Face à ce constat, une association, l’APH (Action Praticiens Hôpital) a décidé de lancer son propre observatoire de la souffrance au travail, entièrement dédié aux professionnels de santé. Il regroupe tous les principaux syndicats du secteur, une dizaine au total, et s’est donné pour mission de procéder à un repérage plus efficace des soignants en détresse dans leur quotidien au travail, et de les aider au mieux : « depuis 2003, les médecins hospitaliers et les personnels de santé des hôpitaux souffrent d’une vraie pénurie de personnel, et il y a une fuite d’attractivité pour les jeunes médecins hospitaliers qui n’ont pas envie de venir, et pour les anciens médecins hospitaliers qui veulent partir. Il y a à la fois une vraie crise démographique à l’hôpital, et une vraie crise morale.
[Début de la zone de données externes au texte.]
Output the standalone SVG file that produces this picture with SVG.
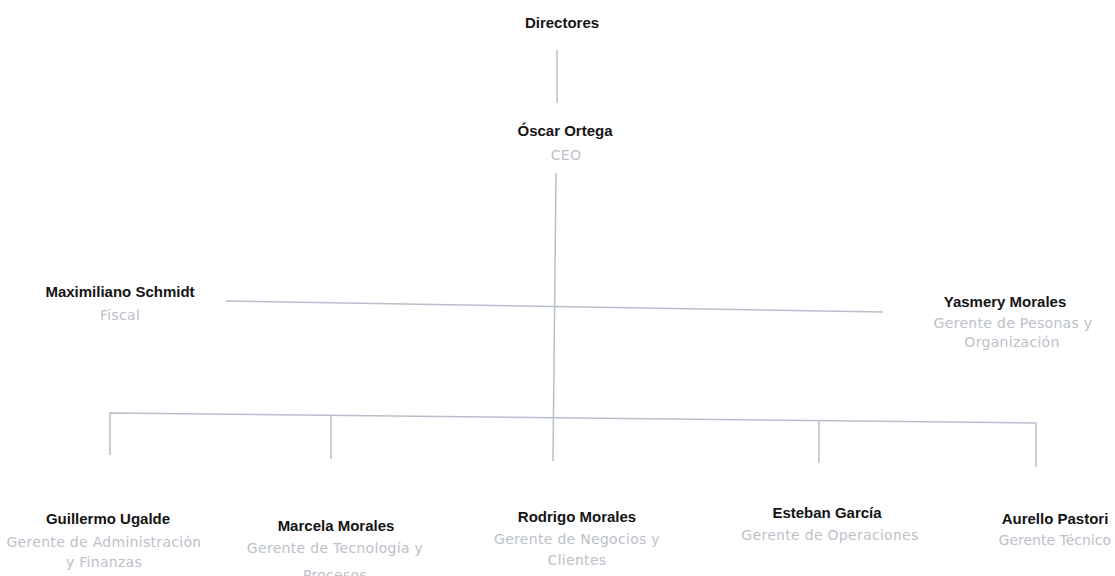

Les soignants ne vont pas bien », a expliqué devant la presse Nicole Smolski, présidente d’honneur d’APH et présidente de l’intersyndicale Avenir Hospitalier. « Les conditions de travail se dégradent, les médecins, les dentistes, les pharmaciens, et l’ensemble des équipes avec eux, vivent de plus en plus des situations indésirables et évitables, qui peuvent devenir dramatiques ».  

 

D’après l’APH, certaines professions requièrent une vigilance particulière, dans la mesure où elles sont plus encore touchées que d’autres : « les urgentistes, les anesthésistes ou encore les psychiatres », selon Jacques Trévidic le président d’APH. « Mais aussi les pharmaciens, les biologistes, et certains médecins spécialisés comme les gériatres ou les chirurgiens ». D’après un questionnaire soumis à l’ensemble des professionnels du monde de la santé, ces professions seraient celles où l’on avoue le plus volontiers une envie de démission ou de reconversion. En cause ? « Un travail en équipe dont la qualité s’est dégradée, le sentiment de ne pas pouvoir s’occuper aussi bien ou aussi longtemps qu’on le voudrait de son patient, une faible reconnaissance salariale ou hiérarchique, avoir le sentiment d’effectuer des tâches qui ne relèvent pas de sa profession, travailler souvent la nuit, et au final un sentiment important d’épuisement physique et psychique, mais aussi émotionnel, qui engendre des troubles du sommeil, d’anxiété, et un syndrome dépressif », explique Nicolas Combalbert, auteur du livre « la souffrance au travail : comment agir sur les risques psychosociaux » publié chez Armand Colin. Selon les données recueillies depuis 7 ans, dans 9 cas sur 10 la souffrance au travail chez les soignants s’explique par un conflit avec la hiérarchie, puis par la surcharge de travail.

 

La méthodologie de ce nouvel Observatoire pour être efficace ? Une sorte de cartographie nationale, mais aussi régionale, des établissements de soins où le personnel de santé est en souffrance, et une mesure de l’échelle de cette souffrance. « Il s’agit de débusquer les situations où la pression managériale est trop forte par exemple, où les actes médicaux sous évalués et donc mal reconnus, ce qui induit la souffrance du praticien », explique l’APH. « Les regroupements hospitaliers de territoires seront aussi surveillés de très près, parce qu’ils créent par définition des souffrances, avec des établissements qui ferment, des personnels contraints de déménager ou de faire davantage de route pour se rendre au travail, un déracinement, une perte de repères, l’éloignement de ses collègues parfois. Et une relation à recréer avec une nouvelle hiérarchie, dans des structures forcément plus grandes, très grandes, où on fonctionne comme dans une entreprise, avec une notion de rentabilité qui heurte très fréquemment la notion de soin des personnels de santé et leur vocation à venir en aide aux patients d’une manière plus philanthropique que soucieuse de rentabilité ».